At Paris Blockchain Week, Holonym’s CEO – Shady El Damaty – shared a bold vision: making digital identity not just a tool for Web3 participation, but a gateway to distributing humanitarian aid globally.
While digital identity is a familiar topic in crypto circles, Holonym is going several steps further—embedding personhood into wallets, credentials, and what it calls “human keys.”
What Is Holonym?
Explained simply, Holonym builds digital infrastructure that lets people prove who they are online—safely, privately, and without relying on centralized institutions. The company has issued over 35.4 million credentials for more than 2.2 million users, helping both Web3 projects and broader humanitarian efforts distinguish humans from bots.
One of the major use cases has been airdrops—Holonym has supported over $380 million in token distributions across more than 150 projects. But that’s just the start.
From Airdrops to Aid Drops
Beyond speculative token distributions, Holonym sees its identity tools as a way to get direct aid into the hands of real people. In many regions where aid is needed most, traditional identity systems or financial literacy aren’t reliable. That’s where Holonym’s “human keys” come in.
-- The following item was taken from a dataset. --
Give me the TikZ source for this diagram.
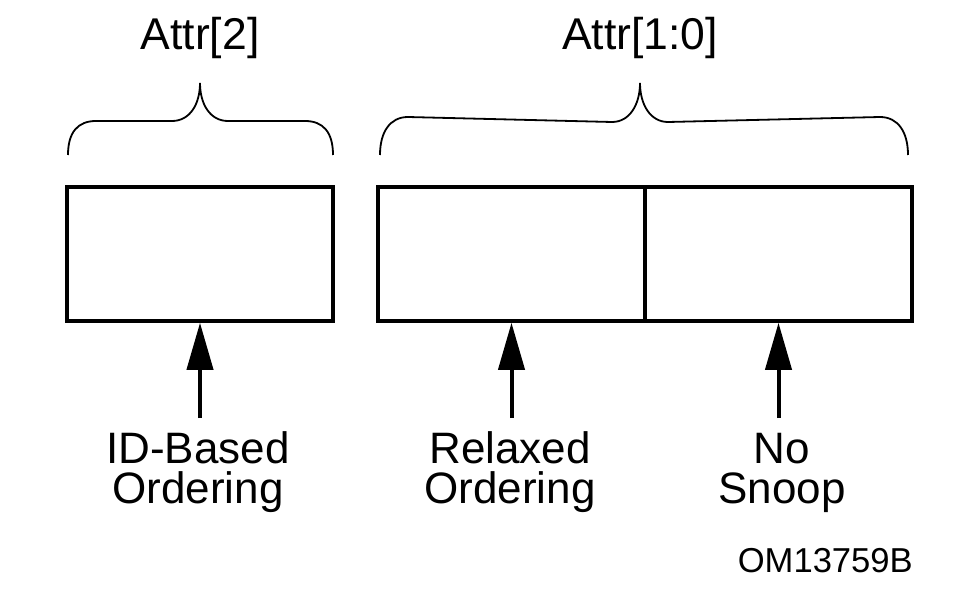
\documentclass[tikz,border=0pt]{standalone}
\usepackage{fontspec}
\setmainfont{Liberation Sans}
\usetikzlibrary{arrows.meta}
\begin{document}
\begin{tikzpicture}[x=1bp,y=-1bp,
  field/.style={draw=black,line width=3.5bp,minimum height=134bp,inner sep=0pt,fill=white},
  lbl/.style={inner sep=0pt,anchor=base,align=center,font=\fontsize{44bp}{39.5bp}\selectfont},
  hlbl/.style={inner sep=0pt,anchor=base,font=\fontsize{44.5bp}{44.5bp}\selectfont},
  idlbl/.style={inner sep=0pt,anchor=base east,font=\fontsize{34.6bp}{34.6bp}\selectfont},
  bracepath/.style={draw=black,line width=1.8bp},
  arr/.style={line width=4bp,-{Triangle[length=47bp,width=26bp]}}]
\useasboundingbox (0,0) rectangle (980,594);
% fields
\node[field,minimum width=266bp] (b2) at (200,254) {};
\node[field,minimum width=267bp] (b1) at (511.5,254) {};
\node[field,minimum width=267bp] (b0) at (778.5,254) {};
% braces
\draw[bracepath] (68,155) .. controls (68,132) and (78,121) .. (96,121)
  -- (172,121) .. controls (190,121) and (200,104) .. (200,83)
  .. controls (200,104) and (210,121) .. (228,121)
  -- (305,121) .. controls (323,121) and (333,132) .. (333,155);
\draw[bracepath] (380,155) .. controls (380,132) and (390,117) .. (408,117)
  -- (612,122) .. controls (630,122) and (640,104) .. (640,83)
  .. controls (640,104) and (650,122) .. (668,122)
  -- (880,117) .. controls (898,117) and (908,132) .. (908,155);
% headings
\node[hlbl] (h2) at (200,49.5) {Attr[2]};
\node[hlbl] (h10) at (640,49.5) {Attr[1:0]};
% labels
\node[lbl] (l2) at (198,503) {ID-Based\\Ordering};
\node[lbl] (l1) at (510,503) {Relaxed\\Ordering};
\node[lbl] (l0) at (782,503) {No\\Snoop};
\node[idlbl] (om) at (913,572) {OM13759B};
% arrows
\coordinate (a2) at (200,418);
\coordinate (a1) at (511.5,418);
\coordinate (a0) at (778.5,418);
\draw[arr] (a2) -- (b2.south);
\draw[arr] (a1) -- (b1.south);
\draw[arr] (a0) -- (b0.south);
\end{tikzpicture}
\end{document}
They function like private cryptographic keys but are derived from human attributes rather than random sequences. For example, instead of needing to memorize a complex seed phrase, a person could generate a wallet from a biometric scan. This makes it possible for someone with no email access or formal ID to interact with digital finance systems.
As a result, wallets become more accessible, identities become provable, and crypto becomes human-friendly—all critical for bringing billions into the digital economy who have been historically excluded.
The Gitcoin Passport Acquisition
Holonym also recently acquired Gitpoint Passport, a widely used identity solution for grants and matching funds that utilize quadratic funding. Gitpoint had already facilitated $60–80 million in grants. The core idea of quadratic funding is to support the most popular community-chosen projects, rather than those with the richest backers.
However, the system had a flaw: bots could exploit it. Holonym’s identity layer now ensures each vote is tied to a real person—without compromising privacy.
As part of the acquisition, Gitpoint Passport is being rebranded as The Human Passport, and will now include zero-knowledge proofs (ZK) by default. This means personhood verification can happen privately and securely.
More importantly, Holonym plans to extend The Human Passport beyond Web3, using it for capital allocation in the real world—whether it’s aid, grants, or social impact projects.
Thoughts on the Market
Despite uncertain market conditions, Holonym remains focused on building.
“The crypto cat is out of the box,” Shady El Damaty noted, describing today’s cycle as a normal swing of a volatile but maturing space. With regulatory clarity improving and infrastructure maturing, Holonym believes the next step for crypto is to prove itself through real-world utility—especially in capital allocation and digital rights.
Their endgame? Elevating financial freedom by making it accessible to all—not just those who understand DeFi, but anyone with a smartphone and a fingerprint.